Rosa Montero, puxando a brasa para a sua sardinha, focaliza os suspeitos de sempre. Os artistas parecem ter um alvo nas costas. Dionísio, o deus grego das festas, do vinho, também rege a loucura – e isso explica muitas coisas, inclusive a existência de uma linha tênue que une a alegria com o delírio. A quantidade de escritores, pintores, músicos, etc., que, em algum momento, por diversos motivos, mergulharam no abismo, parece sinalizar que a crise não está distante desse povo.

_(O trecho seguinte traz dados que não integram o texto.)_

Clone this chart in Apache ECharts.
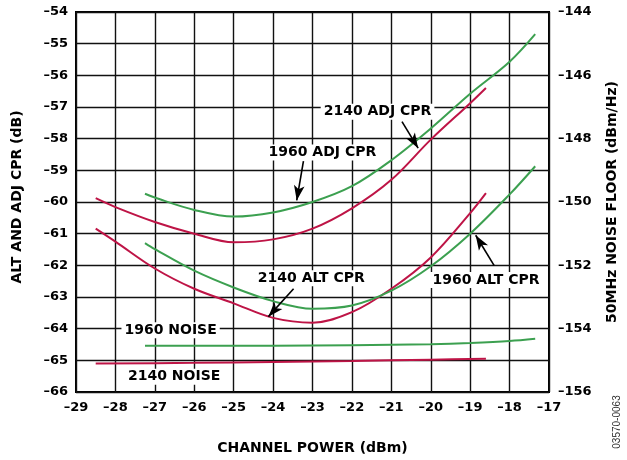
<!DOCTYPE html>
<html>
<head>
<meta charset="utf-8">
<script src="https://cdn.jsdelivr.net/npm/echarts@6/dist/echarts.min.js"></script>
<style>
html,body{margin:0;padding:0;background:#fff;}
#chart{width:627px;height:460px;}
</style>
</head>
<body>
<div id="chart"></div>
<script>
// ---- data ----
const adj2140X = [-28.5, -28, -27, -26, -25, -24, -23, -22, -21, -20, -19, -18.6];
const adj2140Y = [-59.88, -60.16, -60.63, -61.0, -61.27, -61.18, -60.84, -60.2, -59.3, -58.03, -56.88, -56.4];

const adj1960X = [-27.25, -27, -26, -25, -24, -23, -22, -21, -20, -19, -18, -17.35];
const adj1960Y = [-59.74, -59.86, -60.25, -60.46, -60.33, -60.0, -59.5, -58.68, -57.68, -56.58, -55.57, -54.7];

const alt2140X = [-28.5, -28, -27, -26, -25, -24, -23, -22, -21, -20, -19, -18.6];
const alt2140Y = [-60.84, -61.25, -62.1, -62.74, -63.2, -63.66, -63.81, -63.48, -62.74, -61.75, -60.35, -59.72];

const alt1960X = [-27.25, -27, -26, -25, -24, -23, -22, -21, -20, -19, -18, -17.35];
const alt1960Y = [-61.3, -61.49, -62.17, -62.7, -63.13, -63.37, -63.27, -62.8, -62.03, -61.0, -59.76, -58.87];

const noise1960X = [-27.25, -25, -23, -21, -20, -19, -18, -17.35];
const noise1960Y = [-64.54, -64.54, -64.53, -64.51, -64.49, -64.45, -64.39, -64.32];

const noise2140X = [-28.5, -26, -24, -22, -20, -18.6];
const noise2140Y = [-65.1, -65.08, -65.05, -65.02, -64.98, -64.95];

// axes
const xMin = -29, xMax = -17, xStep = 1;
const yLeftMin = -66, yLeftMax = -54, yLeftStep = 1;
const yRightMin = -156, yRightMax = -144, yRightStep = 2;

// annotation texts and anchor points (data coordinates)
const labelTexts = ['2140 ADJ CPR', '1960 ADJ CPR', '2140 ALT CPR', '1960 ALT CPR', '1960 NOISE', '2140 NOISE'];
const labelX = [-21.35, -22.75, -23.03, -18.60, -26.60, -26.51];
const labelY = [-57.15, -58.44, -62.41, -62.46, -64.05, -65.52];

const arrowFrom = [[-20.73, -57.46], [-23.23, -58.71], [-23.48, -62.74], [-18.39, -62.01]];
const arrowTo   = [[-20.32, -58.30], [-23.40, -59.95], [-24.12, -63.62], [-18.86, -61.05]];

// ---- build ----
const RED = '#be1446';
const GREEN = '#3ca050';
const FONT = 'DejaVu Sans';

function pairs(xs, ys) { return xs.map((x, i) => [x, ys[i]]); }
function dash(v) { return String(v).replace('-', '\u2013'); }

function lineSeries(name, xs, ys, color) {
  return {
    name: name, type: 'line', xAxisIndex: 0, yAxisIndex: 0,
    data: pairs(xs, ys), smooth: 0.35, showSymbol: false, symbol: 'none',
    lineStyle: { color: color, width: 2 }, itemStyle: { color: color },
    z: 3, silent: true
  };
}

const series = [
  lineSeries('2140 ADJ CPR', adj2140X, adj2140Y, RED),
  lineSeries('1960 ADJ CPR', adj1960X, adj1960Y, GREEN),
  lineSeries('2140 ALT CPR', alt2140X, alt2140Y, RED),
  lineSeries('1960 ALT CPR', alt1960X, alt1960Y, GREEN),
  lineSeries('1960 NOISE', noise1960X, noise1960Y, GREEN),
  lineSeries('2140 NOISE', noise2140X, noise2140Y, RED)
];

series.push({
  name: 'annotations', type: 'line', xAxisIndex: 0, yAxisIndex: 0, data: [], silent: true, z: 5,
  markPoint: {
    silent: true, symbol: 'rect', symbolSize: 0, animation: false,
    data: labelTexts.map((t, i) => ({
      coord: [labelX[i], labelY[i]],
      label: {
        show: true, position: 'inside', formatter: t,
        color: '#000', fontFamily: FONT, fontWeight: 'bold', fontSize: 14,
        backgroundColor: '#fff', padding: [1, 3, 1, 3]
      }
    }))
  },
  markLine: {
    silent: true, animation: false, symbol: ['none', 'arrow'], symbolSize: [8, 15],
    label: { show: false },
    lineStyle: { color: '#000', width: 1.6, type: 'solid' },
    data: arrowFrom.map((p, i) => [{ coord: p }, { coord: arrowTo[i] }])
  }
});

const tickFont = { color: '#000', fontFamily: FONT, fontWeight: 'bold', fontSize: 13 };
const nameFont = { color: '#000', fontFamily: FONT, fontWeight: 'bold', fontSize: 14 };

const option = {
  animation: false,
  backgroundColor: '#fff',
  grid: { left: 76, right: 71, top: 12, bottom: 66, show: true, borderColor: '#000', borderWidth: 2, backgroundColor: 'transparent' },
  xAxis: [{
    type: 'value', min: xMin, max: xMax, interval: xStep,
    name: 'CHANNEL POWER (dBm)', nameLocation: 'middle', nameGap: 49, nameTextStyle: nameFont,
    axisLine: { show: false }, axisTick: { show: false },
    axisLabel: Object.assign({ margin: 9, formatter: dash }, tickFont),
    splitLine: { show: true, lineStyle: { color: '#111', width: 1.4 } }
  }],
  yAxis: [{
    type: 'value', position: 'left', min: yLeftMin, max: yLeftMax, interval: yLeftStep,
    name: 'ALT AND ADJ CPR (dB)', nameLocation: 'middle', nameGap: 52, nameRotate: 90,
    nameTextStyle: Object.assign({ padding: [0, 0, 0, 10] }, nameFont),
    axisLine: { show: false }, axisTick: { show: false },
    axisLabel: Object.assign({ margin: 8, formatter: dash }, tickFont),
    splitLine: { show: true, lineStyle: { color: '#111', width: 1.4 } }
  }, {
    type: 'value', position: 'right', min: yRightMin, max: yRightMax, interval: yRightStep,
    name: '50MHz NOISE FLOOR (dBm/Hz)', nameLocation: 'middle', nameGap: 56, nameRotate: 90, nameTextStyle: nameFont,
    axisLine: { show: false }, axisTick: { show: false },
    axisLabel: Object.assign({ margin: 9, formatter: dash }, tickFont),
    splitLine: { show: false }
  }],
  graphic: [{
    type: 'text', x: 617, y: 422, rotation: Math.PI / 2,
    style: { text: '03570-0063', fill: '#333', font: '10px "Liberation Sans", Arial, sans-serif', align: 'center', verticalAlign: 'middle' }
  }],
  series: series
};

const chart = echarts.init(document.getElementById('chart'), null, { renderer: 'canvas' });
chart.setOption(option);
</script>
</body>
</html>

Talvez seja essa uma explicação razoável para que o duplo seja um dos mais relevantes temas artísticos. Em algum momento, aquele que sou eu, sem ser eu, surge em cena e faz aquilo que eu, sendo eu, não seria capaz de fazer. O poeta é um fingidor, cravou Fernando Pessoa, ciente de que escrever, pintar, cantar, atuar, esculpir, filmar são apenas versões desse eu que se partiu em fragmentos. Em outras palavras, sem essa multiplicação do indivíduo seria impossível manter a sanidade. O eu é um movimento na multidão, escreveu Henri Michaux. Em versão ao sul do Equador, Mário de Andrade completou: Eu sou trezentos, sou trezentos-e-cinquenta / mas um dia afinal eu toparei comigo... O artista é esse que se desdobra para não ver a própria face no espelho da vida, ou seja, para não enlouquecer. O mesmo se pode dizer sobre a figura do impostor, esse ser que quer ser o outro porque não está contente em ser quem é. Ao assumir a máscara daquele que idealiza, imagina que se transformou no objeto do desejo, como se isso, a impostura, fosse capaz de inibir as suas próprias deficiências e incorporar as qualidades que imagina existirem no outro. Quando percebe que essa meta é imaginária, só lhe sobra a perda da razão.   

Rosa Montero, em O perigo de estar lúcida, levanta questões importantes sobre a fragilidade humana e o esforço que é feito para estabelecer barreiras de proteção para a criatividade, considerando as inúmeras atrações na direção da escuridão.